Christian conservatives, on the other hand, are unalterably committed to vouchers as the best way to gain control over what their children learn. But until the day that vouchers can subsidize religious academies and home schooling, the Christian Coalition will be very active on local school boards, where it often faces off against the teachers' unions on curriculum and rules. Training materials for a seminar the Coalition ran last year in Atlanta state that the "strategy must be to weaken the teacher unions financially. Any success in achieving this objective will facilitate virtually all conservative objectives, educational and noneducational."
Given that, it's not surprising that Chase, for one, believes Dole's San Diego attack was meant "to placate the far right." That's not the case, a Dole staff member insists. The real issue: "We need an enemy besides Clinton.
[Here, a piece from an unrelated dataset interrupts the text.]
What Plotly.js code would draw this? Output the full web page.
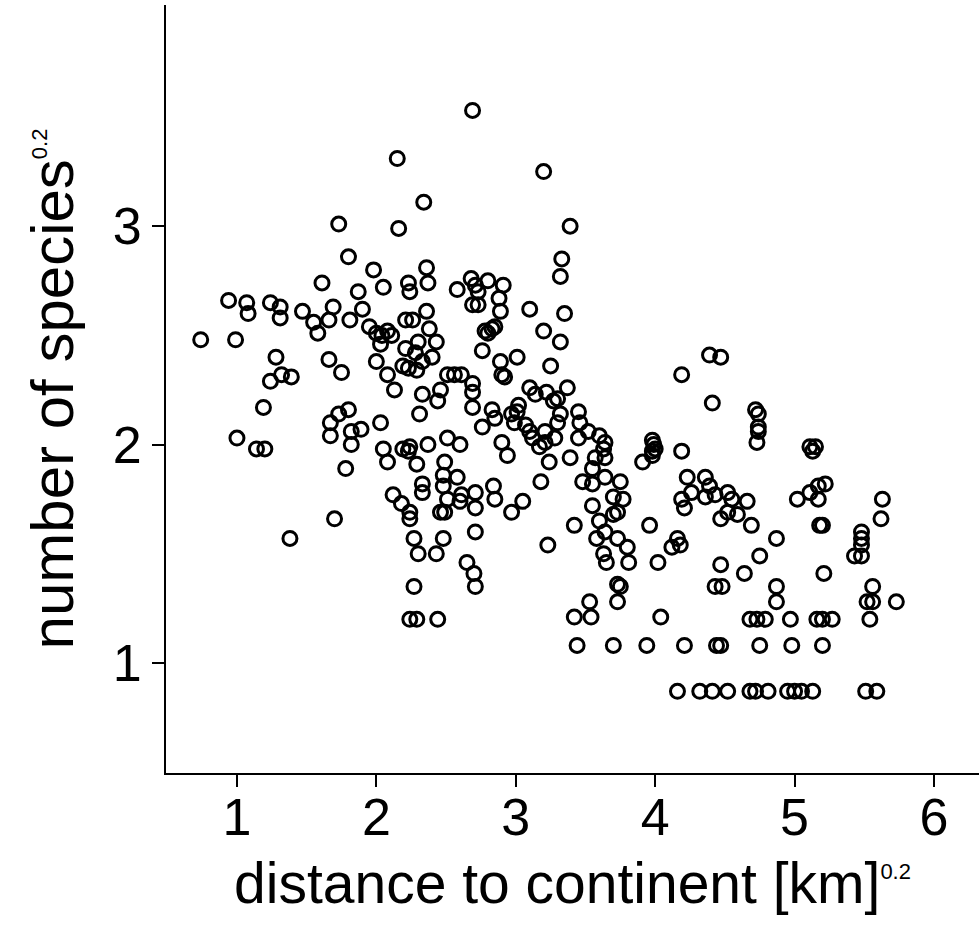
<!DOCTYPE html>
<html>
<head>
<meta charset="utf-8">
<script src="https://cdn.plot.ly/plotly-3.0.1.min.js"></script>
<style>
html,body{margin:0;padding:0;background:#fff;}
#chart{width:979px;height:942px;}
</style>
</head>
<body>
<div id="chart"></div>
<script>
// distance to continent [km]^0.2
const distance = [
1.73,1.80,1.61,1.87,1.98,0.94,1.07,1.08,1.24,1.31,1.31,1.47,1.55,1.58,1.66,1.69,1.81,1.90,1.95,2.00,
2.00,0.74,0.99,1.28,1.24,1.32,1.39,1.66,1.75,1.19,1.67,1.73,1.80,1.67,1.82,1.89,1.82,2.03,1.00,1.14,
1.20,1.78,1.38,1.70,2.69,2.15,3.20,2.34,2.16,2.05,2.23,2.24,2.36,2.37,2.58,2.68,2.71,2.80,2.91,
2.73,2.88,3.39,3.33,3.32,2.04,2.08,2.11,2.03,2.08,2.13,2.21,2.26,2.36,2.38,2.43,2.30,2.21,2.28,2.40,
2.33,2.19,2.23,2.29,2.51,2.56,2.61,2.46,2.33,2.44,2.31,2.69,2.69,2.69,2.69,2.73,2.89,2.78,2.80,2.83,
2.85,2.76,2.89,3.01,2.90,2.92,3.10,3.20,3.10,3.14,3.22,3.27,2.83,2.85,2.76,2.97,3.02,3.01,2.99,3.07,
3.10,3.12,3.21,3.21,3.17,3.24,3.18,2.05,2.08,2.19,2.24,2.23,2.37,2.29,2.51,2.60,2.49,2.48,2.58,2.90,
2.94,2.12,2.18,2.33,2.33,2.48,2.51,2.60,2.61,2.71,2.84,2.85,3.05,2.24,2.24,2.46,2.49,2.71,2.97,3.23,
2.71,2.27,2.48,2.30,2.43,2.65,2.70,2.71,2.27,2.24,2.29,2.44,3.35,3.32,3.25,3.37,3.30,3.32,3.30,3.45,
3.46,3.45,3.52,3.60,3.64,3.63,3.28,3.39,3.57,3.64,3.55,3.48,3.55,3.64,3.75,3.98,3.99,4.00,3.98,3.98,
3.91,4.19,4.19,4.39,4.47,4.41,4.23,4.26,4.36,4.39,4.43,4.52,3.70,3.77,3.55,4.19,4.21,4.36,4.55,4.52,
4.47,3.60,3.73,3.70,3.42,3.58,3.64,3.73,3.80,3.63,3.65,3.81,3.96,4.02,4.12,4.16,4.18,4.47,4.43,4.48,
3.73,3.75,3.73,3.53,3.42,3.54,4.04,3.44,3.70,3.94,4.21,4.44,4.47,4.16,4.32,4.41,4.52,4.72,4.74,4.74,
4.74,4.73,5.11,5.13,5.15,5.22,5.17,5.11,4.66,5.02,5.63,5.17,4.59,4.69,5.20,5.18,5.62,4.87,4.75,5.48,
5.48,5.48,5.43,5.48,4.64,5.21,4.87,4.87,5.56,5.52,5.56,5.73,4.68,4.73,4.79,4.97,5.16,5.20,5.27,5.54,
4.75,4.98,5.20,4.68,4.72,4.81,4.95,5.00,5.05,5.13,5.51,5.59
];
// number of species^0.2
const species = [
3.01,2.86,2.74,2.70,2.80,2.66,2.65,2.60,2.65,2.63,2.58,2.61,2.56,2.51,2.57,2.63,2.57,2.62,2.54,2.51,
2.38,2.48,2.48,2.40,2.29,2.32,2.31,2.39,2.33,2.17,2.10,2.14,2.16,2.04,2.06,2.07,2.00,2.10,2.03,1.98,
1.98,1.89,1.57,1.66,3.53,3.31,3.25,3.11,2.99,2.72,2.74,2.70,2.81,2.74,2.71,2.76,2.73,2.75,2.73,
2.70,2.67,3.00,2.85,2.77,2.50,2.52,2.50,2.46,2.32,2.25,2.57,2.57,2.61,2.53,2.47,2.47,2.44,2.42,2.40,
2.38,2.36,2.35,2.34,2.32,2.32,2.32,2.25,2.23,2.20,2.14,2.28,2.24,2.17,2.64,2.64,2.61,2.52,2.51,2.53,
2.54,2.43,2.38,2.40,2.32,2.31,2.62,2.52,2.26,2.23,2.24,2.20,2.16,2.12,2.08,2.14,2.18,2.15,2.10,2.09,
2.06,2.03,2.06,2.01,1.99,1.92,1.83,1.98,1.92,1.98,1.99,1.97,2.00,1.91,2.03,2.00,1.92,1.86,1.85,2.01,
1.95,1.77,1.73,1.82,1.78,1.81,1.75,1.74,1.77,1.78,1.81,1.75,1.74,1.69,1.66,1.69,1.69,1.71,1.69,1.54,
1.60,1.57,1.57,1.50,1.50,1.46,1.41,1.35,1.35,1.20,1.20,1.20,2.60,2.47,2.36,2.26,2.21,2.14,2.10,2.15,
2.10,2.03,2.06,2.04,2.01,1.98,2.03,1.94,1.94,1.94,1.89,1.83,1.82,1.85,1.83,2.02,2.00,1.98,1.97,1.95,
1.92,1.97,2.32,2.41,2.40,2.19,1.85,1.78,1.85,1.81,1.77,1.78,1.76,1.75,1.72,1.75,1.71,1.76,1.75,1.69,
1.66,1.65,1.69,1.68,1.63,1.57,1.60,1.57,1.53,1.50,1.46,1.46,1.63,1.46,1.53,1.57,1.54,1.45,1.35,1.35,
1.36,1.35,1.28,1.28,1.21,1.21,1.21,1.08,1.08,1.08,1.08,1.08,1.08,0.87,0.87,0.87,0.87,2.16,2.14,2.08,
2.06,2.01,1.99,1.97,1.99,1.82,1.81,1.78,1.74,1.75,1.75,1.75,1.68,1.63,1.63,1.63,1.66,1.57,1.49,1.60,
1.57,1.54,1.49,1.49,1.41,1.41,1.35,1.28,1.35,1.28,1.28,1.28,1.20,1.20,1.20,1.20,1.20,1.20,1.20,1.20,
1.08,1.08,1.08,0.87,0.87,0.87,0.87,0.87,0.87,0.87,0.87,0.87
];
const xTicks = [1, 2, 3, 4, 5, 6];
const xTickText = ["1", "2", "3", "4", "5", "6"];
const yTicks = [1, 2, 3];
const yTickText = ["1", "2", "3"];
const xTitle = 'distance to continent [km]<sup><span style="font-size:22px">0.2</span></sup>';
const yTitle = 'number of species<sup><span style="font-size:22px">0.2</span></sup>';

const font = 'Liberation Sans, Arial, sans-serif';

Plotly.newPlot('chart', [{
  type: 'scatter',
  mode: 'markers',
  x: distance,
  y: species,
  marker: {symbol: 'circle-open', size: 14, color: '#000', line: {width: 3, color: '#000'}},
  hoverinfo: 'x+y'
}], {
  width: 979, height: 942,
  margin: {l: 166, r: 0, t: 5, b: 169},
  paper_bgcolor: '#fff', plot_bgcolor: '#fff',
  showlegend: false,
  font: {family: font, color: '#000'},
  xaxis: {
    range: [0.491, 6.323],
    tickvals: xTicks, ticktext: xTickText,
    showgrid: false, zeroline: false,
    showline: true, linecolor: '#000', linewidth: 2,
    ticks: 'outside', ticklen: 12, tickwidth: 2, tickcolor: '#000',
    ticklabelstandoff: -14,
    tickfont: {family: font, size: 52, color: '#000'},
    title: {text: xTitle, font: {family: font, size: 57, color: '#000'}, standoff: 18}
  },
  yaxis: {
    range: [0.496, 4.013],
    tickvals: yTicks, ticktext: yTickText,
    showgrid: false, zeroline: false,
    showline: true, linecolor: '#000', linewidth: 2,
    ticks: 'outside', ticklen: 12, tickwidth: 2, tickcolor: '#000',
    tickfont: {family: font, size: 52, color: '#000'},
    title: {text: yTitle, font: {family: font, size: 60, color: '#000'}, standoff: 20}
  }
}, {displayModeBar: false, staticPlot: true});
</script>
</body>
</html>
Sometimes you're defined by your enemies--and [teachers' unions] are a great enemy to have." At the same time, Dole says he is not a teacher basher. "Maybe I don't make it clear enough, but teachers do a good job," he told TIME. "This is about the people at the top who won't let President Clinton make any reforms." But, says Kathy Bell, a Republican teacher from Florida who sits on the N.E.A. executive committee and feels "really hurt" by Dole's attacks, "anyone who tries to divide unions from teachers really doesn't understand the concept."
Yet it is not only the religious right that has grown frustrated with teacher-union tactics. Around the country, local officials complain about lengthy, bitter contract fights and union rules that make it nearly impossible to fire bad teachers. In Texas, for instance, a right-to-work state where the teachers' unions have limited clout, it could have taken 2 1/2 years to terminate an incompetent teacher until new legislation was passed last year. In New Jersey, where the New Jersey Education Association contributes more to local and state campaigns than any other organization, battles between the local school boards and the N.J.E.A. often involve hardball tactics: in Madison last fall, teachers stopped writing college recommendations for seniors after they had worked nine months without a new contract. Yet even the N.J.E.A, says Lynne Strickland, director of the Garden State Coalition, a lobbying group for 118 suburban school districts, is making some "midcourse corrections" and now supports charter schools.